Seeking National Action Plan for Combating Antibiotic-Resistant Bacteria

The Animal Legal Defense Fund filed a Freedom of Information Act request for public records relating to development of the National Action Plan for Combating Antibiotic-Resistant Bacteria.

Updated

July 1, 2015

Work Type

Regulation

Status

Closed

Next Step

Closed

In 2015, the Obama administration released a National Action Plan for Combating Antibiotic-Resistant Bacteria, to address the public health crisis of increasing antibiotic resistance.

Farmed animals in the United States are regularly given antibiotics for a wide variety of reasons, such as to prevent disease from spreading in the cramped and unsanitary environments in which the animals are raised, and to increase the animals’ growth. This use has been widely criticized as a leading cause of bacterial resistance to antibiotics, causing critical life-saving drugs to lose their effectiveness in human medicine.

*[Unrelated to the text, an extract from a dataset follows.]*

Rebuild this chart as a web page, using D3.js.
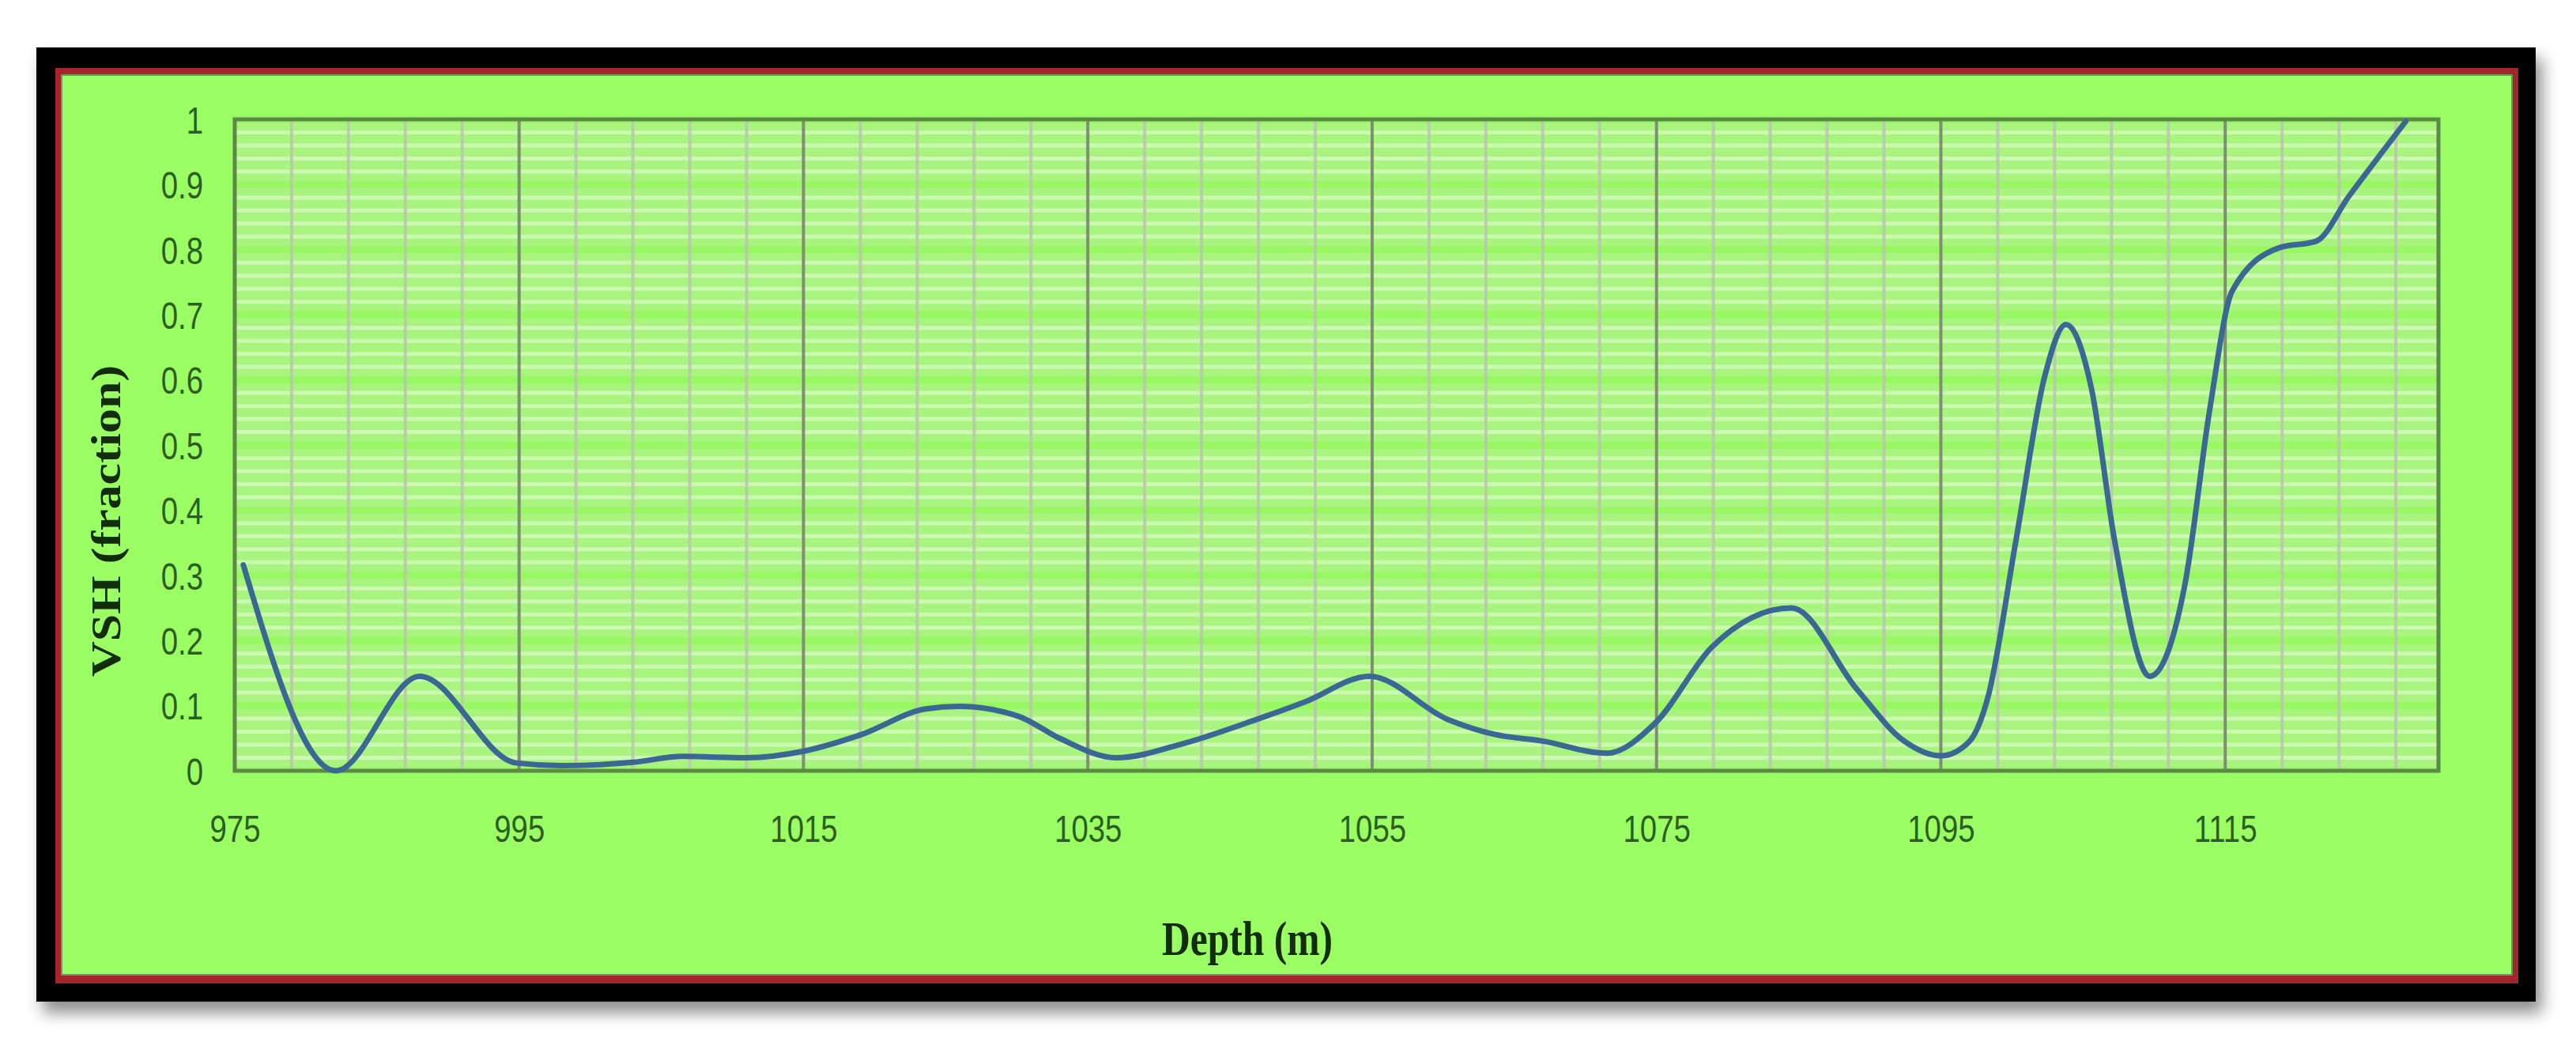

The Animal Legal Defense Fund has long advocated for tighter federal regulation of antibiotic use on farms. Because the use of antibiotics in animal agriculture–a critical contributor to antibiotic resistance–was all but ignored in the National Action Plan, we sent a “Freedom request to the federal agencies involved with creating and implementing the Plan, to find out why.

The records we requested have helped us illuminate the link between antibiotics in farmed animals and human health, a connection increasingly coming under serious public scrutiny.

The Animal Legal Defense Fund continues to sound the alarm bell, and urges the Food and Drug Administration and United States Department of Agriculture to take action.